En México, el lugar del cadáver, topología necropolítica
de la postsoberanía, es el arma desplegada contra la infancia femenina y
masculina y, quizá, más femenina que masculina porque el poder es masculino y
falocéntrico. La infancia no es simplemente el lugar de la niñez es la ocurrencia
de un acontecimiento que corrobora que la experiencia de la vida es lo opuesto
a la fabricación de cadáveres. Si la postsoberanía necropolítica es fabricación
de cadáveres, la apelación y defensa de la aparición y reaparición de la
infancia —como experiencia irreductible de la vida— es su contención, su más profunda y honda trinchera.

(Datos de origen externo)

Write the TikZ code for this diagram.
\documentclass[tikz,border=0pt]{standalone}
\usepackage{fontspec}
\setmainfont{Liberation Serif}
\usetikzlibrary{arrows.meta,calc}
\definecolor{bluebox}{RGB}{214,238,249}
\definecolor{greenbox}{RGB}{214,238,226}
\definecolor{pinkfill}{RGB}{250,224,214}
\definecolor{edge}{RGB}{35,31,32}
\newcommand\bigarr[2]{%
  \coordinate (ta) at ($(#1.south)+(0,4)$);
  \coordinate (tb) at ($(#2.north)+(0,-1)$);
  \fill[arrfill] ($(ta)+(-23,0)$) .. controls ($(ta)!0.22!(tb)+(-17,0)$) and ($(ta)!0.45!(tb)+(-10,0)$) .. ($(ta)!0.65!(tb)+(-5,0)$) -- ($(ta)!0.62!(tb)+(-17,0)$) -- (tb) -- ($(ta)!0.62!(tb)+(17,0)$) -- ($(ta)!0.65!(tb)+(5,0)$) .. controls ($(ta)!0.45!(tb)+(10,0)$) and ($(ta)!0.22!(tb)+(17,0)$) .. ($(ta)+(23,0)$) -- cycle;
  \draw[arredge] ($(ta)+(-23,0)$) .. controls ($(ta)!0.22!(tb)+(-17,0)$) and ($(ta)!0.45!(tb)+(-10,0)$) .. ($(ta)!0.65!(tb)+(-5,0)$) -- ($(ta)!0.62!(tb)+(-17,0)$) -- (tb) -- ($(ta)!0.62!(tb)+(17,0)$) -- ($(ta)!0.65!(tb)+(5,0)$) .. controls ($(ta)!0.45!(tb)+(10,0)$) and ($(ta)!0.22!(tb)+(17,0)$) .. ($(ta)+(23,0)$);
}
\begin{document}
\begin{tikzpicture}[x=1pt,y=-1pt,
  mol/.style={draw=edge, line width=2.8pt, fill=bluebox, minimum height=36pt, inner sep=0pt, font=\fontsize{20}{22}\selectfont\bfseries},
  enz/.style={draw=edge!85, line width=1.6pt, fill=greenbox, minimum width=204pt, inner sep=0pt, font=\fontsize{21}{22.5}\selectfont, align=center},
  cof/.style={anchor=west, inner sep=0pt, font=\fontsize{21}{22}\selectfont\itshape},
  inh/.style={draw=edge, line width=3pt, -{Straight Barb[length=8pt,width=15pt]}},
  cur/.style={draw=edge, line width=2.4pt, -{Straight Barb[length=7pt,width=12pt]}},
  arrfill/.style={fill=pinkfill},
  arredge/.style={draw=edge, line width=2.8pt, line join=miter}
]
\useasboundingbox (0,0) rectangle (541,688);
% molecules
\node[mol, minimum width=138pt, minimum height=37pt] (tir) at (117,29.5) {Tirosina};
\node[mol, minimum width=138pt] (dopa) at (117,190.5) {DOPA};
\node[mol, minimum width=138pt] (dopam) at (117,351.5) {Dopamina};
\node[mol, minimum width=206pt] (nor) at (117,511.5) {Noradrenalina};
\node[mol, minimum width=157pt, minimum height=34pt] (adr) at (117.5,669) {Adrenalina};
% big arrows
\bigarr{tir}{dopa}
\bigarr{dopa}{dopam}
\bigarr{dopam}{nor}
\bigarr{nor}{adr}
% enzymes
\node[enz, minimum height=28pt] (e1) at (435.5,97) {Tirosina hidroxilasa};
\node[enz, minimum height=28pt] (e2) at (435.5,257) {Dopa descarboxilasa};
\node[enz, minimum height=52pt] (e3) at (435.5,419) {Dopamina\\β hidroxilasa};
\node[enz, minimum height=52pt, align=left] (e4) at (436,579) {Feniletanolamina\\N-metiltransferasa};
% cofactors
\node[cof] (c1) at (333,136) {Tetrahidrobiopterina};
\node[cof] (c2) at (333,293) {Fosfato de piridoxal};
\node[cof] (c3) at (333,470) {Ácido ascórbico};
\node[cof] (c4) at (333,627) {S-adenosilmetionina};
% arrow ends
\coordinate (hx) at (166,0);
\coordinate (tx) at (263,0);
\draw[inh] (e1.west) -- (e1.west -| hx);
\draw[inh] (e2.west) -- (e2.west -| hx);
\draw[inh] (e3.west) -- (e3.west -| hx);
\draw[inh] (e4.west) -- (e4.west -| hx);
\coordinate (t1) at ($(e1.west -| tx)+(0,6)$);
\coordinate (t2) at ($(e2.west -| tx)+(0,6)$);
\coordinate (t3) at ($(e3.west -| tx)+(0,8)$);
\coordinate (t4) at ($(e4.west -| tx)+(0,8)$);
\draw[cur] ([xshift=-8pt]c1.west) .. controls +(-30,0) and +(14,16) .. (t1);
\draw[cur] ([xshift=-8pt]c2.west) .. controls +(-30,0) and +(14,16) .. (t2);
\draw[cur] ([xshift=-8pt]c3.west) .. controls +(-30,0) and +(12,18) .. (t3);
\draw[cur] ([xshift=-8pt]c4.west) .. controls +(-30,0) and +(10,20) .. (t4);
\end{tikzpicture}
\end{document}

No hay memoria sin infancia. La memoria es la producción
de la infancia y viceversa, es decir, la memoria produce el fantasma juguetón
que se sobrepone al duelo narcisista y transforma el dolor en acontecimiento
colectivo. El fantasma es el movimiento
de aparición y reaparición, cuyo clamor es tan potente como las imágenes que
tiene un ciego para, en medio de la noche, imaginar y ver las estrellas. Hay
que volver a imaginar y actualizar los fantasmas que contra el terror y el miedo
aparecen y reaparecen para indicar, quizá, que el camino está del lado de las
cenizas del Ave de Ayotzinapa. Larga vida a Lucio, larga vida a esos 43 niños
normalistas que reaparecerán una y otra vez cuando la memoria active la
urgencia de la lucha contra la muerte.